When Cyrus the Persian defeated Babylon, he killed Belshazzar, grandson of Nebuchadnezzar. Cyrus is perhaps most widely known for allowing the exiled Jews to return to Jerusalem to build the Second Temple in 538. Following Babylon’s defeat, Darius the Mede was appointed by Cyrus to rule Babylon as recorded in Daniel 6. The prophet Daniel, past 80-years-old, had his lions’ den experience during the rule of Darius.

When Cyrus permitted the Jews to return to Jerusalem, he even returned the sacred, golden vessels that Nebuchadnezzar had taken in his conquest of the city and he helped finance the rebuilding of the Temple! It was finished in 515. Zerubbable led 42,360 Jewish exiles back home; very few out of an estimated one million that then lived in the former Babylonian Empire! What a trek south through 500 miles of desert! But they were going home after 70 years.

Darius the Great ruled Persia from 521-486 and his is son, Xerxes I, ruled from 485-465 and was killed by a bodyguard. Xerxes I is the Bible’s King Ahasuerus who ruled Persia and chose Esther as his queen in 473 B.C., after Queen Vashti refused his command to parade her beauty to a large host of drunken men. She knew that drunks are often skunks, however the king was angry and embarrassed at her refusal. After all, he controlled a world empire yet he could not control his own wife! He didn’t like his buddies and underlings snickering at his impotence. So he chose Esther as his queen, but did not know that she was a Jew.

Haman was a Persian official who hated Jews, especially Queen Esther’s uncle who was a minor government official. Haman devised a plan to kill all the Jews in the empire but when Esther discovered the plan, she risked her life by asking the king’s help without his permission. She bravely said, “If I perish, I perish.” Ahasuerus granted her access and discovered Haman was not a worthy official and had him hanged upon the very gallows that he had built for Esther’s uncle who had angered Haman by refusing to bow to him.

The King’s Jew-killing order had already been sent to all the provinces authorizing the Jews to be slaughtered on a specific day and Persian law did not permit any changes in their laws. However, the king permitted another law that gave information to the Jews so they could defend themselves on their day of slaughter.

So the Jewish nation was saved (again) in 473 B.C. because a Jewish queen had courage, character, and convictions. Jews today celebrate this miraculous deliverance at the Feast of Purim.
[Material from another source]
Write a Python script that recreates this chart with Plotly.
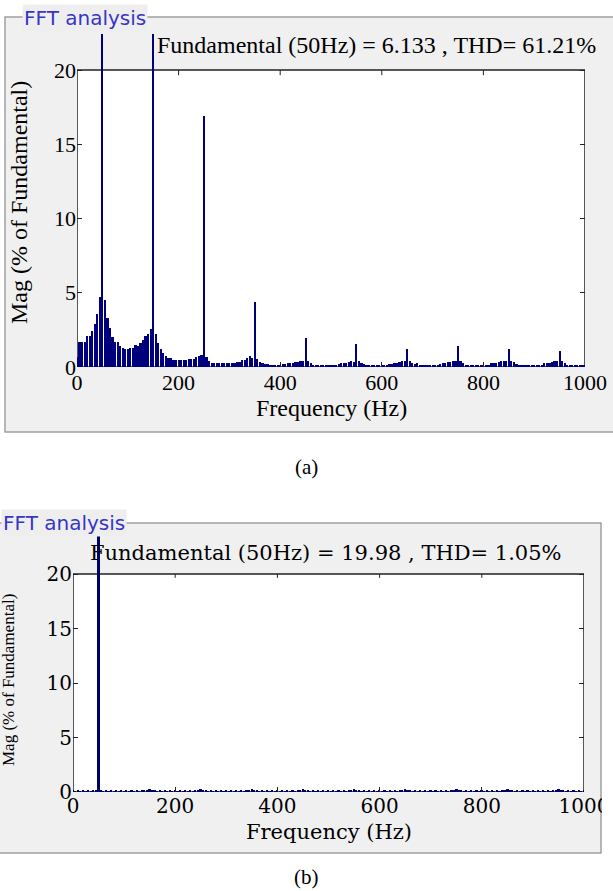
import plotly.graph_objects as go

W, H = 613, 891

# ---------------- data ----------------
freq = [5 * i for i in range(201)]  # 0..1000 Hz, 5 Hz bins

mag_a = [
    0.7, 1.7, 1.7, 1.7, 2.1, 2.1, 2.45, 2.9, 3.6, 4.7,
    100, 4.5, 3.3, 2.6, 2.0, 1.7, 1.7, 1.4, 1.3, 1.2,
    1.2, 1.25, 1.25, 1.45, 1.4, 1.6, 1.8, 2.1, 2.2, 2.55,
    58, 2.2, 1.6, 1.2, 0.95, 0.75, 0.6, 0.6, 0.5, 0.45,
    0.45, 0.5, 0.45, 0.5, 0.55, 0.55, 0.55, 0.65, 0.75, 0.8,
    16.9, 0.7, 0.4, 0.3, 0.25, 0.25, 0.25, 0.25, 0.25, 0.25,
    0.25, 0.25, 0.25, 0.35, 0.35, 0.45, 0.5, 0.6, 0.72, 0.6,
    4.4, 0.55, 0.35, 0.3, 0.22, 0.2, 0.12, 0.1, 0.1, 0.1,
    0.12, 0.2, 0.22, 0.25, 0.3, 0.3, 0.35, 0.35, 0.38, 0.4,
    1.95, 0.38, 0.25, 0.15, 0.12, 0.12, 0.12, 0.12, 0.1, 0.12,
    0.15, 0.15, 0.15, 0.2, 0.25, 0.3, 0.3, 0.35, 0.38, 0.35,
    1.55, 0.4, 0.3, 0.2, 0.12, 0.1, 0.1, 0.08, 0.1, 0.1,
    0.12, 0.1, 0.15, 0.2, 0.2, 0.25, 0.3, 0.35, 0.4, 0.42,
    1.2, 0.42, 0.3, 0.2, 0.25, 0.12, 0.1, 0.1, 0.1, 0.12,
    0.1, 0.15, 0.15, 0.2, 0.25, 0.3, 0.35, 0.35, 0.4, 0.42,
    1.4, 0.42, 0.3, 0.15, 0.12, 0.1, 0.1, 0.1, 0.1, 0.15,
    0.12, 0.1, 0.15, 0.25, 0.3, 0.3, 0.35, 0.4, 0.4, 0.42,
    1.2, 0.42, 0.35, 0.2, 0.15, 0.12, 0.12, 0.1, 0.1, 0.1,
    0.12, 0.12, 0.12, 0.15, 0.25, 0.3, 0.3, 0.35, 0.4, 0.4,
    1.05, 0.4, 0.3, 0.15, 0.12, 0.1, 0.1, 0.1, 0.1, 0.1,
    0.12,
]

mag_b = [
    0.1, 0.08, 0.1, 0.08, 0.1, 0.08, 0.1, 0.08, 0.1, 0.1,
    100, 0.1, 0.08, 0.1, 0.08, 0.1, 0.08, 0.1, 0.08, 0.1,
    0.08, 0.1, 0.08, 0.1, 0.08, 0.1, 0.08, 0.1, 0.12, 0.15,
    0.3, 0.15, 0.1, 0.08, 0.1, 0.08, 0.1, 0.08, 0.1, 0.08,
    0.1, 0.08, 0.1, 0.08, 0.1, 0.08, 0.1, 0.08, 0.12, 0.15,
    0.3, 0.15, 0.1, 0.08, 0.1, 0.08, 0.1, 0.08, 0.1, 0.08,
    0.1, 0.08, 0.1, 0.08, 0.1, 0.08, 0.1, 0.08, 0.12, 0.15,
    0.28, 0.15, 0.1, 0.08, 0.1, 0.08, 0.1, 0.08, 0.1, 0.08,
    0.1, 0.08, 0.1, 0.08, 0.1, 0.08, 0.1, 0.08, 0.12, 0.15,
    0.28, 0.15, 0.1, 0.08, 0.1, 0.08, 0.1, 0.08, 0.1, 0.08,
    0.1, 0.08, 0.1, 0.08, 0.1, 0.08, 0.1, 0.08, 0.12, 0.15,
    0.28, 0.15, 0.1, 0.08, 0.1, 0.08, 0.1, 0.08, 0.1, 0.08,
    0.1, 0.08, 0.1, 0.08, 0.1, 0.08, 0.1, 0.08, 0.12, 0.15,
    0.28, 0.15, 0.1, 0.08, 0.1, 0.08, 0.1, 0.08, 0.1, 0.08,
    0.1, 0.08, 0.1, 0.08, 0.1, 0.08, 0.1, 0.08, 0.12, 0.15,
    0.28, 0.15, 0.1, 0.08, 0.1, 0.08, 0.1, 0.08, 0.1, 0.08,
    0.1, 0.08, 0.1, 0.08, 0.1, 0.08, 0.1, 0.08, 0.12, 0.15,
    0.28, 0.15, 0.1, 0.08, 0.1, 0.08, 0.1, 0.08, 0.1, 0.08,
    0.1, 0.08, 0.1, 0.08, 0.1, 0.08, 0.1, 0.08, 0.12, 0.15,
    0.25, 0.15, 0.1, 0.08, 0.1, 0.08, 0.1, 0.08, 0.1, 0.08,
    0.1,
]

harmonics = [50, 150, 250, 350, 450, 550, 650, 750, 850, 950]
x_ticks = [0, 200, 400, 600, 800, 1000]
y_ticks = [0, 5, 10, 15, 20]

title_a = "Fundamental (50Hz) = 6.133 , THD= 61.21%"
title_b = "Fundamental (50Hz) = 19.98 , THD= 1.05%"
xlabel = "Frequency (Hz)"
ylabel = "Mag (% of Fundamental)"

# --------------- helpers ---------------
def px(x):
    return x / W

def py(y):
    return 1 - y / H

fig = go.Figure()

def widths(fs, spike_w, normal_w):
    return [spike_w if f in harmonics else normal_w for f in fs]

fig.add_trace(go.Bar(x=freq, y=mag_a, width=widths(freq, 2.0, 4.3),
                     marker=dict(color="#00007f", line=dict(width=0)),
                     xaxis="x", yaxis="y", showlegend=False))
fig.add_trace(go.Bar(x=freq, y=mag_b, width=widths(freq, 5.0, 3.2),
                     marker=dict(color="#000066", line=dict(width=0)),
                     xaxis="x2", yaxis="y2", showlegend=False))

# panel geometry (pixels)
A = dict(x0=77, x1=585, y0=367, y20=70, ytop=34)
B = dict(x0=73, x1=584, y0=792, y20=574, ytop=536)

def yr(P):
    return 20 * (P["y0"] - P["ytop"]) / (P["y0"] - P["y20"])

serif = "Liberation Serif"
serif_b = "DejaVu Serif"

def axis(dom, rng, vals, anchor, fam, size, mirror=False):
    return dict(domain=dom, range=rng, tickvals=vals, anchor=anchor,
                showgrid=False, zeroline=False, showline=False,
                ticks="inside", ticklen=5, tickcolor="#222",
                mirror="ticks" if mirror else False, automargin=False,
                tickfont=dict(family=fam, size=size, color="black"))

fig.update_layout(
    width=W, height=H, margin=dict(l=0, r=0, t=0, b=0, autoexpand=False),
    paper_bgcolor="white", plot_bgcolor="rgba(0,0,0,0)",
    bargap=0,
    xaxis=axis([px(A["x0"]), px(A["x1"])], [0, 1000], x_ticks, "y", serif, 22),
    yaxis=axis([py(A["y0"]), py(A["ytop"])], [0, yr(A)], y_ticks, "x", serif, 22, True),
    xaxis2=axis([px(B["x0"]), px(B["x1"])], [0, 1000], x_ticks, "y2", serif_b, 20),
    yaxis2=axis([py(B["y0"]), py(B["ytop"])], [0, yr(B)], y_ticks, "x2", serif_b, 20, True),
)

shapes = []
# gray panel boxes
shapes.append(dict(type="rect", xref="paper", yref="paper", layer="below",
                   x0=px(5), x1=px(620), y0=py(432), y1=py(17),
                   fillcolor="#f0f0f0", line=dict(color="#a0a0a0", width=1.5)))
shapes.append(dict(type="rect", xref="paper", yref="paper", layer="below",
                   x0=px(-5), x1=px(601), y0=py(853), y1=py(523),
                   fillcolor="#f0f0f0", line=dict(color="#a0a0a0", width=1.5)))
# axes frames (white plot area 0..20)
for xr, yrf in (("x", "y"), ("x2", "y2")):
    shapes.append(dict(type="rect", xref=xr, yref=yrf, layer="below",
                       x0=0, x1=1000, y0=0, y1=20, fillcolor="white",
                       line=dict(color="#222", width=1.5)))
    for t in x_ticks[1:-1]:
        shapes.append(dict(type="line", xref=xr, yref=yrf, layer="below",
                           x0=t, x1=t, y0=20, y1=20 - 0.35,
                           line=dict(color="#222", width=1)))
# cut-off strip right of lower panel
shapes.append(dict(type="rect", xref="paper", yref="paper", layer="above",
                   x0=px(602), x1=px(620), y0=py(860), y1=py(520),
                   fillcolor="white", line=dict(width=0)))

def note(text, x, y, fam, size, color="black", **kw):
    d = dict(text=text, x=px(x), y=py(y), xref="paper", yref="paper",
             xanchor="center", yanchor="middle", showarrow=False,
             font=dict(family=fam, size=size, color=color))
    d.update(kw)
    return d

ann = [
    note("FFT analysis", 22, 18, "DejaVu Sans", 20, "#3636c8",
         xanchor="left", bgcolor="#eeeeee", borderpad=1),
    note("FFT analysis", 1, 523, "DejaVu Sans", 20, "#3636c8",
         xanchor="left", bgcolor="#eeeeee", borderpad=1),
    note(title_a, 376, 45, serif, 24),
    note(title_b, 326, 553, serif_b, 21),
    note(xlabel, 331, 408, serif, 24),
    note(xlabel, 329, 832, serif_b, 21),
    note(ylabel, 19, 203, serif, 24, textangle=-90),
    note(ylabel, 8, 680, serif, 17, textangle=-90),
    note("(a)", 307, 467, serif, 21),
    note("(b)", 307, 877, serif, 21),
]

fig.update_layout(shapes=shapes, annotations=ann)
fig.write_html("out.html")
Artaxerxes, the son of Ahasuerus, ruled from 465 to 424 B.C. Under his rule, Ezra returned to Jerusalem with exiles in 458. Nehemiah led another group in 445 and succeeded in building walls that protected the Second Temple and the returned Jews who were now home. Artaxerxes provided the timber to build the walls!

The Jews were back in their land faithfully serving the one true God, having constructed the Second Temple and rebuilt the city walls. Meanwhile, the Greeks in Athens had built their Parthenon, a pagan temple to Athena.

Jewish History should send a message to even the dullest of tyrants: Don’t mess with Israel, the apple of God’s eye.